Ray Lee氏(左)とJake Lee氏(Mathpresso提供)

全教科に拡大 B2B事業も強化

 QANDAは数学に特化してスタートし、現在は全教科のQ&Aに拡大している。この「QANDA App」がマスプレッソの一つ目のビジネスモデルだ。プレミアムメンバーシップでは、AI検索を無制限で提供。さらに強化されたAI検索性能、広告なしでのソリューション検索を月額約1400円で提供している。

 2つ目のビジネスは、1つ目のビジネスモデルで得た情報・経験・データセットをもとにして展開しているB2B事業「QANDA Tutor」だ。QANDA Appは、学生が自分たちで勉強をする際のスタディーツールで、基本的にAIが教師になる。

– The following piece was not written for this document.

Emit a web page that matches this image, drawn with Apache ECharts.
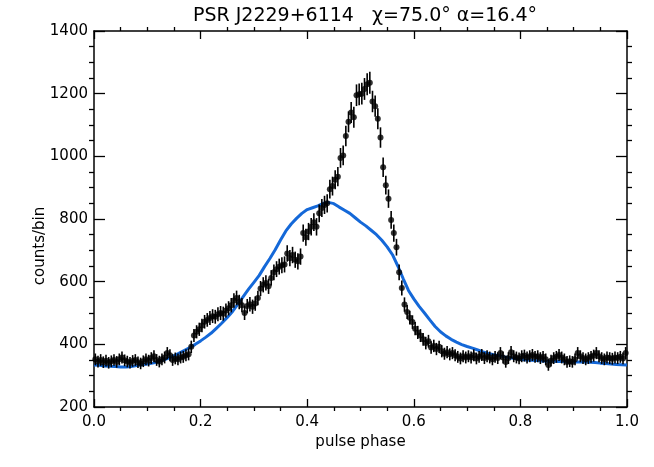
<!DOCTYPE html>
<html>
<head>
<meta charset="utf-8">
<script src="https://cdn.jsdelivr.net/npm/echarts@6/dist/echarts.min.js"></script>
<style>
  html, body { margin: 0; padding: 0; background: #fff; }
  #chart { width: 654px; height: 467px; }
</style>
</head>
<body>
<div id="chart"></div>
<script>
// observed light curve, 200 phase bins (counts per bin)
const counts = [
  352, 345, 350, 343, 348, 341, 346, 350, 344, 352,
  358, 349, 345, 341, 347, 350, 343, 339, 346, 352,
  348, 356, 362, 350, 345, 352, 358, 372, 365, 350,
  355, 352, 358, 360, 365, 368, 392, 428, 440, 448,
  460, 472, 478, 484, 490, 488, 496, 500, 498, 508,
  515, 525, 540, 548, 535, 525, 500, 522, 528, 520,
  530, 548, 578, 590, 596, 585, 612, 630, 640, 648,
  652, 655, 690, 675, 685, 670, 665, 680, 755, 742,
  760, 775, 790, 775, 818, 835, 845, 850, 895, 905,
  925, 935, 995, 1003, 1065, 1110, 1140, 1125, 1195, 1198,
  1200, 1215, 1230, 1235, 1175, 1160, 1120, 1060, 965, 908,
  865, 797, 755, 710, 630, 580, 527, 503, 485, 471,
  450, 438, 428, 416, 404, 410, 390, 395, 385, 392,
  378, 370, 375, 368, 372, 365, 360, 355, 362, 358,
  362, 358, 365, 355, 360, 366, 356, 362, 358, 352,
  360, 356, 372, 358, 344, 356, 375, 362, 358, 355,
  362, 364, 358, 362, 366, 360, 362, 356, 360, 352,
  334, 348, 356, 360, 366, 358, 352, 344, 346, 344,
  352, 372, 362, 356, 352, 356, 360, 364, 372, 362,
  356, 352, 358, 356, 354, 358, 356, 360, 355, 372
]

// model light curve, sampled every 0.01 in phase
const modelCounts = [
  334, 333, 331, 330, 329, 328, 328, 329, 332, 335,
  337, 340, 344, 350, 356, 363, 372, 381, 390, 400,
  411, 423, 436, 452, 468, 486, 505, 528, 552, 576,
  598, 620, 648, 674, 702, 733, 762, 784, 802, 818,
  830, 836, 842, 850, 853, 849, 838, 828, 818, 804,
  790, 778, 764, 750, 732, 711, 686, 650, 610, 572,
  545, 521, 500, 478, 457, 440, 427, 416, 407, 399,
  393, 388, 382, 376, 371, 367, 364, 360, 357, 355,
  352, 350, 349, 348, 347, 346, 346, 345, 345, 344,
  344, 344, 344, 343, 342, 340, 339, 337, 336, 335,
  334
]

const nBins = counts.length
const binPhase = counts.map((c, i) => (i + 0.5) / nBins)
const modelPhase = modelCounts.map((c, i) => i / (modelCounts.length - 1))

const points = counts.map((c, i) => [binPhase[i], c])
const errBars = counts.map((c, i) => [binPhase[i], c - Math.sqrt(c), c + Math.sqrt(c)])
const modelLine = modelCounts.map((c, i) => [modelPhase[i], c])

const font = 'DejaVu Sans'
const tickLine = { color: '#000', width: 1.3 }

// ticks point into the plot on all four sides; minor ticks get a negative length to turn inward
function frameAxis (extra, majorLen, minorLen) {
  return Object.assign({
    type: 'value',
    axisLine: { show: true, onZero: false, lineStyle: { color: '#000', width: 1.5 } },
    axisTick: { show: true, inside: true, length: majorLen, lineStyle: tickLine },
    minorTick: { show: true, splitNumber: 4, length: -minorLen, lineStyle: tickLine },
    splitLine: { show: false }
  }, extra)
}

const dom = document.getElementById('chart')
const myChart = echarts.init(dom)
const option = {
  animation: false,
  backgroundColor: '#fff',
  title: {
    text: 'PSR J2229+6114   \u03c7=75.0\u00b0 \u03b1=16.4\u00b0',
    left: 360,
    textAlign: 'center',
    top: 2,
    textStyle: { fontFamily: font, fontSize: 19, fontWeight: 'normal', color: '#000' }
  },
  // y title sits a little below the plot's middle, as in the original
  graphic: [{
    type: 'text',
    x: 40,
    y: 246,
    rotation: Math.PI / 2,
    style: {
      text: 'counts/bin',
      fontFamily: font,
      fontSize: 15,
      fill: '#000',
      align: 'center',
      verticalAlign: 'middle'
    }
  }],
  grid: { left: 94, right: 27, top: 31, bottom: 60 },
  xAxis: [
    frameAxis({
      min: 0, max: 1, interval: 0.2,
      name: 'pulse phase', nameLocation: 'middle', nameGap: 24,
      nameTextStyle: { fontFamily: font, fontSize: 15, color: '#000' },
      axisLabel: { fontFamily: font, fontSize: 15, color: '#000', margin: 8, formatter: v => v.toFixed(1) }
    }, 8, 4),
    frameAxis({
      min: 0, max: 1, interval: 0.2, position: 'top',
      axisLabel: { show: false }
    }, 8, 4)
  ],
  yAxis: [
    frameAxis({
      min: 200, max: 1400, interval: 200,
      axisLabel: { fontFamily: font, fontSize: 15, color: '#000', margin: 6, formatter: v => String(v) }
    }, 11, 5),
    frameAxis({
      min: 200, max: 1400, interval: 200, position: 'right',
      axisLabel: { show: false }
    }, 11, 5)
  ],
  series: [
    {
      type: 'line',
      data: modelLine,
      showSymbol: false,
      lineStyle: { color: '#1468d8', width: 3 },
      z: 2
    },
    {
      type: 'custom',
      data: errBars,
      renderItem: (params, api) => {
        const lo = api.coord([api.value(0), api.value(1)])
        const hi = api.coord([api.value(0), api.value(2)])
        return {
          type: 'line',
          shape: { x1: lo[0], y1: lo[1], x2: hi[0], y2: hi[1] },
          style: { stroke: '#000', lineWidth: 1.6 }
        }
      },
      z: 3
    },
    {
      type: 'scatter',
      data: points,
      symbol: 'circle',
      symbolSize: 6,
      itemStyle: { color: '#000' },
      z: 4
    }
  ]
}
if (option && typeof option === 'object') {
  myChart.setOption(option, true)
}
</script>
</body>
</html>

 一方QANDA Tutorは、タブレット内にデジタルコンテンツがあり、生徒はタブレットを利用して勉強する。AIを駆使し、間違ってしまった問題に似た問題を自動的に表示させるといった機能も含まれているという。高校生向けには月額約3万円で週2回の授業を提供。中学生向けには同じく週2回の授業を、約2万6000円で提供する。

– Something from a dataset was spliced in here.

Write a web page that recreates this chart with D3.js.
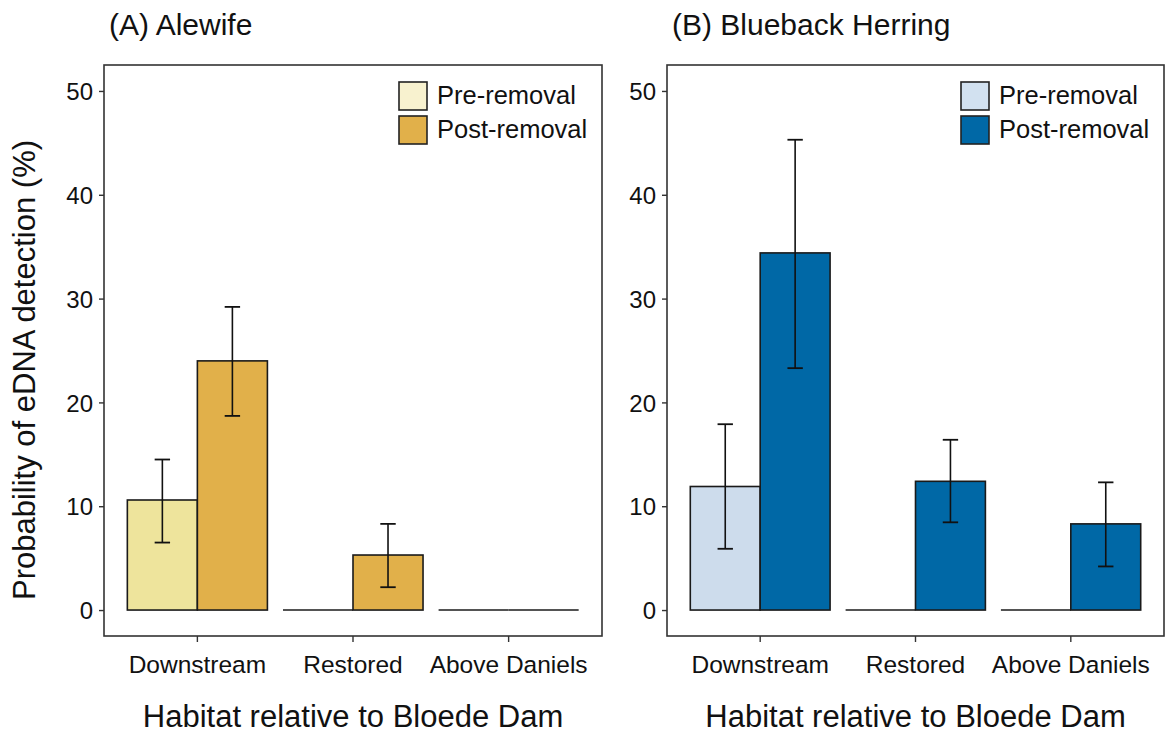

 教師は、生徒がタブレットで勉強したあらゆる情報をダッシュボード上から確認できるという。今後、生徒が自習をする際に、QANDA Appを使用し、さらに深い理解を得たい場合は、オンラインでマンツーマンの家庭教師とつながったり、塾に通っているほかの生徒や教師とも交流したりできるよう、現在は製品を統合中だ。

 今後はQANDAオンライン家庭教師やTutorサービスによって、海外展開を目指す。ベトナムでは、韓国のQANDAオンライン家庭教師やTutorサービスとはまた異なる形態で「Live Class」というサービスを提供している。QANDAには2500人のオンライン家庭教師が在籍。その他Q&A対応の教師として約2万人が稼働している。


QANDA App

AI時代の教師の役割は?

 起業のきっかけは、レイ氏が大学生時代、家庭教師のアルバイトをしていたことだ。当時、韓国のSNSカカオトークを使って、生徒に返答していたという。生徒からの質問を写真で受信し、その回答と解析方法を何回も繰り返して回答をしていた。その後レイ氏は、AIによってこのプロセスをプラットフォーム化しようと考えたそうだ。これが、マスプレッソ社の起業につながった。

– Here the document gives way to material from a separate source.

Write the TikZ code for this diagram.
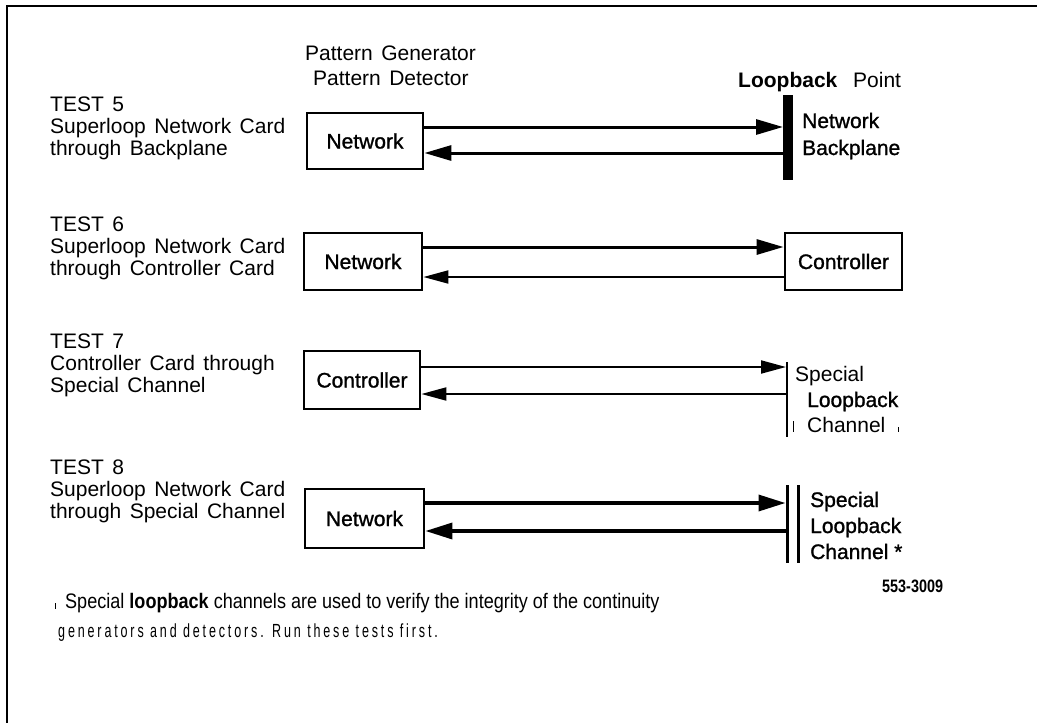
\documentclass[tikz,border=0pt]{standalone}
\usepackage{fontspec}
\setmainfont{Liberation Sans}
\newfontfamily\semib[FakeBold=1.2]{Liberation Sans}
\newfontfamily\narrowA[FakeStretch=0.86]{Liberation Sans}
\newfontfamily\narrowC[FakeStretch=0.8]{Liberation Sans}
\newfontfamily\narrowB[FakeStretch=0.66,LetterSpace=15]{Liberation Sans}
\usetikzlibrary{arrows.meta}
\newcommand\wg{\hspace{0.4em}}
\begin{document}
\begin{tikzpicture}[x=1pt,y=-1pt,
  txt/.style={anchor=base west, inner sep=0pt, font=\fontsize{21}{25}\selectfont},
  semitxt/.style={anchor=base west, inner sep=0pt, font=\fontsize{21}{25}\semib},
  boldtxt/.style={anchor=base west, inner sep=0pt, font=\fontsize{21}{25}\selectfont\bfseries},
  box/.style={draw, line width=2.8pt, inner sep=0pt, font=\fontsize{21}{25}\semib},
  vbar/.style={fill=black, inner sep=0pt, outer sep=0pt, draw=none},
  fwd/.style={line width=3pt, -{Triangle[length=27pt,width=15pt]}},
  thin/.style={line width=2pt, -{Triangle[length=25pt,width=13pt]}},
  thick/.style={line width=3.5pt, -{Triangle[length=27pt,width=16pt]}},
  tick/.style={line width=1pt}
]
\useasboundingbox (0,0) rectangle (1037,723);
% frame
\draw[line width=2.5pt] (7,723) -- (7,6) -- (1037,6);

% header
\node[txt] (pg) at (305,60) {Pattern\wg Generator};
\node[txt] (pd) at (313,85) {Pattern\wg Detector};
\node[boldtxt] (lp) at (738,87) {Loopback};
\node[txt] (pt) at (853,87) {Point};

% TEST 5
\node[txt] (t5a) at (50,111) {TEST\wg 5};
\node[txt] (t5b) at (50,133) {Superloop\wg Network\wg Card};
\node[txt] (t5c) at (50,155) {through\wg Backplane};
\node[box, minimum width=116pt, minimum height=56pt] (n5) at (365,141) {Network};
\node[vbar, minimum width=10pt, minimum height=85pt] (bar5) at (788,137.5) {};
\draw[fwd] ([yshift=14pt]n5.east) -- ([yshift=14pt]n5.east -| bar5.west);
\draw[fwd] ([yshift=-12pt]n5.east -| bar5.west) -- ([yshift=-12pt]n5.east);
\node[semitxt] (r5a) at (802,128) {Network};
\node[semitxt] (r5b) at (802,155) {Backplane};

% TEST 6
\node[txt] (t6a) at (50,231) {TEST\wg 6};
\node[txt] (t6b) at (50,253) {Superloop\wg Network\wg Card};
\node[txt] (t6c) at (50,275) {through\wg Controller\wg Card};
\node[box, minimum width=118pt, minimum height=57pt] (n6) at (363,261.5) {Network};
\node[box, minimum width=117pt, minimum height=57pt] (c6) at (843.5,261.5) {Controller};
\draw[fwd] ([yshift=14.5pt]n6.east) -- ([yshift=14.5pt]n6.east -| c6.west);
\draw[thin] ([yshift=-15.5pt]n6.east -| c6.west) -- ([yshift=-15.5pt]n6.east);

% TEST 7
\node[txt] (t7a) at (50,348) {TEST\wg 7};
\node[txt] (t7b) at (50,370) {Controller\wg Card\wg through};
\node[txt] (t7c) at (50,392) {Special\wg Channel};
\node[box, minimum width=116pt, minimum height=58pt] (c7) at (362,380) {Controller};
\node[vbar, minimum width=2pt, minimum height=75pt] (ch7) at (787,399.5) {};
\draw[thin] ([yshift=13pt]c7.east) -- ([yshift=13pt]c7.east -| ch7.west);
\draw[thin] ([yshift=-14pt]c7.east -| ch7.west) -- ([yshift=-14pt]c7.east);
\node[txt] (r7a) at (795,381) {Special};
\node[semitxt] (r7b) at (807,407) {Loopback};
\node[txt] (r7c) at (807,432) {Channel};
\draw[tick] (793,421) -- (793,432);
\draw[tick] (898,427) -- (898,432);

% TEST 8
\node[txt] (t8a) at (50,474) {TEST\wg 8};
\node[txt] (t8b) at (50,496) {Superloop\wg Network\wg Card};
\node[txt] (t8c) at (50,518) {through\wg Special\wg Channel};
\node[box, minimum width=119pt, minimum height=59pt] (n8) at (364.5,518.5) {Network};
\node[vbar, minimum width=3pt, minimum height=78pt] (ch8a) at (787,524) {};
\node[vbar, minimum width=3pt, minimum height=78pt] (ch8b) at (798,524) {};
\draw[thick] ([yshift=15.5pt]n8.east) -- ([yshift=15.5pt]n8.east -| ch8a.west);
\draw[thick] ([yshift=-12.5pt]n8.east -| ch8a.west) -- ([yshift=-12.5pt]n8.east);
\node[semitxt] (r8a) at (810,507) {Special};
\node[semitxt] (r8b) at (810,533) {Loopback};
\node[semitxt] (r8c) at (810,559) {Channel *};

% footnote
\draw[tick] (55,603) -- (55,609);
\node[anchor=base west, inner sep=0pt, font=\fontsize{21}{25}\narrowA] (fn1) at (65,608) {Special \textbf{loopback} channels are used to verify the integrity of the continuity};
\node[anchor=base west, inner sep=0pt, font=\fontsize{19}{23}\narrowB] (fn2) at (58,637) {generators and detectors. Run these tests first.};
\node[anchor=base west, inner sep=0pt, font=\fontsize{18}{20}\narrowC\bfseries] (code) at (882,592) {553-3009};
\end{tikzpicture}
\end{document}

 現在、全体の売り上げのうち、60%が韓国で、40%がグローバル市場からだ。「第1のビジネスモデル(QANDA App)は薄利多売です。今後は第2のビジネスモデル(QANDA Tutor)を積極的に伸ばしていきたいと考えています。やがてはQANDA AppとQANDA Tutorを一つのプラットフォームにする計画です」

 教師とAIの関係はどうなるかを聞くと、教師の役割は「生徒のモチベーションを上げること」だと話す。

 「ティーチング・パートは教師よりもAIの方が上手だと思います。では教師、つまり人間がやるべきことは(生徒の)マネジメントではないでしょうか」

 ティーチングの定義は、パーソナライゼーションだ。その生徒が間違えた問題を分析し、その理解を深めるために次の問題をAIが選択し、即座に表示させる。生徒に合った正しいコンテンツ(問題)を表示するのだ。各生徒のステータス状況、どの問題で間違えてしまい、それに近い問題をどのくらい解いたのかなど、全ての情報はデータ化されている。

 レイ氏の言うマネジメントの定義は「なぜ勉強する必要があるのか」「この勉強をすることによって将来どのように役立つのか」を理解させることである。つまり勉強に対するモチベーションを上げることこそが、AIにはできない教師の役割なのだ。